§ Your task
Make an exact copy of the data below, leaving out every picture.

§ Data extract

** begin **

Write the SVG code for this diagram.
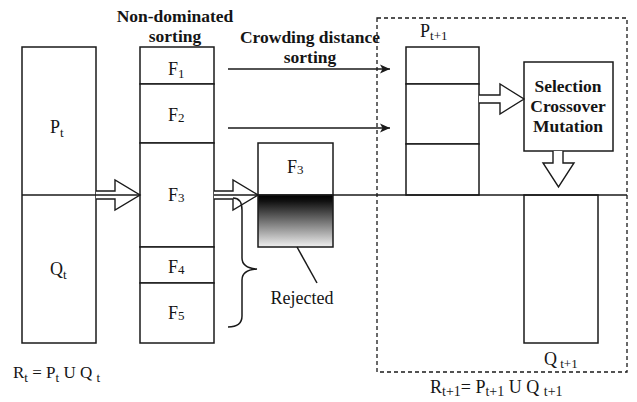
<svg xmlns="http://www.w3.org/2000/svg" width="637" height="402" viewBox="0 0 637 402" font-family="'Liberation Serif', 'DejaVu Serif', serif">
<defs>
<style>
.box{fill:#fff;stroke:#1a1a1a;stroke-width:1.5}
.ln{fill:none;stroke:#1a1a1a;stroke-width:1.5}
.hollow{fill:#fff;stroke:#1a1a1a;stroke-width:1.4;stroke-linejoin:miter}
.t{font-family:'Liberation Serif','DejaVu Serif',serif;fill:#151515}
.lbl{font-size:18px}
.bold{font-size:17.5px;font-weight:bold}
.sub{font-size:13px}
</style>
<linearGradient id="grad" x1="0" y1="0" x2="0" y2="1">
<stop offset="0" stop-color="#000"/>
<stop offset="0.12" stop-color="#111"/>
<stop offset="1" stop-color="#f0f0f0"/>
</linearGradient>
<marker id="ah" viewBox="0 0 10 10" refX="10" refY="5" markerWidth="10" markerHeight="10" markerUnits="userSpaceOnUse" orient="auto">
<path d="M0,0.5 L10,5 L0,9.5 L2.5,5 Z" fill="#1a1a1a"/>
</marker>
</defs>
<rect width="637" height="402" fill="#fff"/>

<g id="population-R">
<rect class="box" x="22" y="47" width="74" height="296"/>
<text class="t lbl" x="50" y="133">P<tspan class="sub" dy="4">t</tspan></text>
<text class="t lbl" x="50" y="275">Q<tspan class="sub" dy="4">t</tspan></text>
<text class="t" x="13" y="378" font-size="17">R<tspan class="sub" dy="4">t</tspan><tspan dy="-4"> = P</tspan><tspan class="sub" dy="4">t</tspan><tspan dy="-4"> U Q </tspan><tspan class="sub" dy="4">t</tspan></text>
</g>

<g id="fronts">
<rect class="box" x="140" y="47" width="74" height="37"/>
<rect class="box" x="140" y="84" width="74" height="59"/>
<rect class="box" x="140" y="143" width="74" height="104"/>
<rect class="box" x="140" y="247" width="74" height="36"/>
<rect class="box" x="140" y="283" width="74" height="60"/>
<text class="t lbl" x="168" y="75">F<tspan class="sub" dy="3">1</tspan></text>
<text class="t lbl" x="168" y="121">F<tspan class="sub" dy="1">2</tspan></text>
<text class="t lbl" x="168" y="201">F<tspan class="sub" dy="1">3</tspan></text>
<text class="t lbl" x="168" y="273">F<tspan class="sub" dy="1">4</tspan></text>
<text class="t lbl" x="168" y="319">F<tspan class="sub" dy="1">5</tspan></text>
<text class="t bold" x="175" y="22" text-anchor="middle">Non-dominated</text>
<text class="t bold" x="175" y="42" text-anchor="middle">sorting</text>
</g>

<g id="crowding-label">
<text class="t bold" x="310" y="43" text-anchor="middle">Crowding distance</text>
<text class="t bold" x="310" y="63" text-anchor="middle">sorting</text>
</g>

<g id="rejected-front">
<rect class="box" x="258" y="143" width="75" height="52"/>
<rect x="258" y="195" width="75" height="52" fill="url(#grad)" stroke="#1a1a1a" stroke-width="1.5"/>
<text class="t lbl" x="287" y="173">F<tspan class="sub" dy="1">3</tspan></text>
<text class="t lbl" x="302" y="304" text-anchor="middle">Rejected</text>
</g>

<g id="next-generation">
<rect x="377" y="18" width="250" height="354" fill="none" stroke="#1a1a1a" stroke-width="1.3" stroke-dasharray="4 3"/>
<text class="t" x="430" y="393" font-size="18">R<tspan font-size="14" dy="3">t+1</tspan><tspan dy="-3">= P</tspan><tspan font-size="14" dy="3">t+1</tspan><tspan dy="-3"> U Q </tspan><tspan font-size="14" dy="3">t+1</tspan></text>
</g>

<g id="P-next">
<rect class="box" x="406" y="47" width="73" height="37"/>
<rect class="box" x="406" y="84" width="73" height="60"/>
<rect class="box" x="406" y="144" width="73" height="51"/>
<text class="t lbl" x="420" y="37">P<tspan class="sub" dy="3">t+1</tspan></text>
</g>

<g id="selection">
<rect class="box" x="524" y="62" width="89" height="89"/>
<text class="t bold" x="568" y="92" text-anchor="middle">Selection</text>
<text class="t bold" x="568" y="112" text-anchor="middle">Crossover</text>
<text class="t bold" x="568" y="132" text-anchor="middle">Mutation</text>
</g>

<g id="Q-next">
<rect class="box" x="524" y="195" width="74" height="148"/>
<text class="t lbl" x="544" y="365">Q<tspan class="sub" dy="3"> t+1</tspan></text>
</g>

<g id="connectors">
<path class="hollow" d="M96,191 L115,191 L115,180 L140,195 L115,210 L115,199 L96,199"/>
<path class="hollow" d="M214,191 L233,191 L233,180 L258,195 L233,210 L233,199 L214,199"/>
<path class="hollow" d="M479,95 L500,95 L500,84 L524,99 L500,114 L500,103 L479,103"/>
<path class="hollow" d="M553,151 L553,163 L543,163 L558.5,187 L574,163 L563,163 L563,151"/>
<line class="ln" x1="22" y1="195" x2="140" y2="195"/>
<line class="ln" x1="214" y1="195" x2="258" y2="195"/>
<line class="ln" x1="333" y1="195" x2="627" y2="195"/>
<line class="ln" x1="228" y1="69" x2="390" y2="69" marker-end="url(#ah)"/>
<line class="ln" x1="228" y1="128" x2="390" y2="128" marker-end="url(#ah)"/>
<path class="ln" d="M233,198 Q242,198 242,210 L242,258 Q242,268 257,269 Q242,270 242,280 L242,316 Q242,327 228,327"/>
<line class="ln" x1="297" y1="247" x2="317" y2="283" stroke-width="1.2"/>
</g>
</svg>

** end **

§ Solution
Write the SVG code for this diagram.
<svg xmlns="http://www.w3.org/2000/svg" width="637" height="402" viewBox="0 0 637 402" font-family="'Liberation Serif', 'DejaVu Serif', serif">
<defs>
<style>
.box{fill:#fff;stroke:#1a1a1a;stroke-width:1.5}
.ln{fill:none;stroke:#1a1a1a;stroke-width:1.5}
.hollow{fill:#fff;stroke:#1a1a1a;stroke-width:1.4;stroke-linejoin:miter}
.t{font-family:'Liberation Serif','DejaVu Serif',serif;fill:#151515}
.lbl{font-size:18px}
.bold{font-size:17.5px;font-weight:bold}
.sub{font-size:13px}
</style>
<linearGradient id="grad" x1="0" y1="0" x2="0" y2="1">
<stop offset="0" stop-color="#000"/>
<stop offset="0.12" stop-color="#111"/>
<stop offset="1" stop-color="#f0f0f0"/>
</linearGradient>
<marker id="ah" viewBox="0 0 10 10" refX="10" refY="5" markerWidth="10" markerHeight="10" markerUnits="userSpaceOnUse" orient="auto">
<path d="M0,0.5 L10,5 L0,9.5 L2.5,5 Z" fill="#1a1a1a"/>
</marker>
</defs>
<rect width="637" height="402" fill="#fff"/>

<g id="population-R">
<rect class="box" x="22" y="47" width="74" height="296"/>
<text class="t lbl" x="50" y="133">P<tspan class="sub" dy="4">t</tspan></text>
<text class="t lbl" x="50" y="275">Q<tspan class="sub" dy="4">t</tspan></text>
<text class="t" x="13" y="378" font-size="17">R<tspan class="sub" dy="4">t</tspan><tspan dy="-4"> = P</tspan><tspan class="sub" dy="4">t</tspan><tspan dy="-4"> U Q </tspan><tspan class="sub" dy="4">t</tspan></text>
</g>

<g id="fronts">
<rect class="box" x="140" y="47" width="74" height="37"/>
<rect class="box" x="140" y="84" width="74" height="59"/>
<rect class="box" x="140" y="143" width="74" height="104"/>
<rect class="box" x="140" y="247" width="74" height="36"/>
<rect class="box" x="140" y="283" width="74" height="60"/>
<text class="t lbl" x="168" y="75">F<tspan class="sub" dy="3">1</tspan></text>
<text class="t lbl" x="168" y="121">F<tspan class="sub" dy="1">2</tspan></text>
<text class="t lbl" x="168" y="201">F<tspan class="sub" dy="1">3</tspan></text>
<text class="t lbl" x="168" y="273">F<tspan class="sub" dy="1">4</tspan></text>
<text class="t lbl" x="168" y="319">F<tspan class="sub" dy="1">5</tspan></text>
<text class="t bold" x="175" y="22" text-anchor="middle">Non-dominated</text>
<text class="t bold" x="175" y="42" text-anchor="middle">sorting</text>
</g>

<g id="crowding-label">
<text class="t bold" x="310" y="43" text-anchor="middle">Crowding distance</text>
<text class="t bold" x="310" y="63" text-anchor="middle">sorting</text>
</g>

<g id="rejected-front">
<rect class="box" x="258" y="143" width="75" height="52"/>
<rect x="258" y="195" width="75" height="52" fill="url(#grad)" stroke="#1a1a1a" stroke-width="1.5"/>
<text class="t lbl" x="287" y="173">F<tspan class="sub" dy="1">3</tspan></text>
<text class="t lbl" x="302" y="304" text-anchor="middle">Rejected</text>
</g>

<g id="next-generation">
<rect x="377" y="18" width="250" height="354" fill="none" stroke="#1a1a1a" stroke-width="1.3" stroke-dasharray="4 3"/>
<text class="t" x="430" y="393" font-size="18">R<tspan font-size="14" dy="3">t+1</tspan><tspan dy="-3">= P</tspan><tspan font-size="14" dy="3">t+1</tspan><tspan dy="-3"> U Q </tspan><tspan font-size="14" dy="3">t+1</tspan></text>
</g>

<g id="P-next">
<rect class="box" x="406" y="47" width="73" height="37"/>
<rect class="box" x="406" y="84" width="73" height="60"/>
<rect class="box" x="406" y="144" width="73" height="51"/>
<text class="t lbl" x="420" y="37">P<tspan class="sub" dy="3">t+1</tspan></text>
</g>

<g id="selection">
<rect class="box" x="524" y="62" width="89" height="89"/>
<text class="t bold" x="568" y="92" text-anchor="middle">Selection</text>
<text class="t bold" x="568" y="112" text-anchor="middle">Crossover</text>
<text class="t bold" x="568" y="132" text-anchor="middle">Mutation</text>
</g>

<g id="Q-next">
<rect class="box" x="524" y="195" width="74" height="148"/>
<text class="t lbl" x="544" y="365">Q<tspan class="sub" dy="3"> t+1</tspan></text>
</g>

<g id="connectors">
<path class="hollow" d="M96,191 L115,191 L115,180 L140,195 L115,210 L115,199 L96,199"/>
<path class="hollow" d="M214,191 L233,191 L233,180 L258,195 L233,210 L233,199 L214,199"/>
<path class="hollow" d="M479,95 L500,95 L500,84 L524,99 L500,114 L500,103 L479,103"/>
<path class="hollow" d="M553,151 L553,163 L543,163 L558.5,187 L574,163 L563,163 L563,151"/>
<line class="ln" x1="22" y1="195" x2="140" y2="195"/>
<line class="ln" x1="214" y1="195" x2="258" y2="195"/>
<line class="ln" x1="333" y1="195" x2="627" y2="195"/>
<line class="ln" x1="228" y1="69" x2="390" y2="69" marker-end="url(#ah)"/>
<line class="ln" x1="228" y1="128" x2="390" y2="128" marker-end="url(#ah)"/>
<path class="ln" d="M233,198 Q242,198 242,210 L242,258 Q242,268 257,269 Q242,270 242,280 L242,316 Q242,327 228,327"/>
<line class="ln" x1="297" y1="247" x2="317" y2="283" stroke-width="1.2"/>
</g>
</svg>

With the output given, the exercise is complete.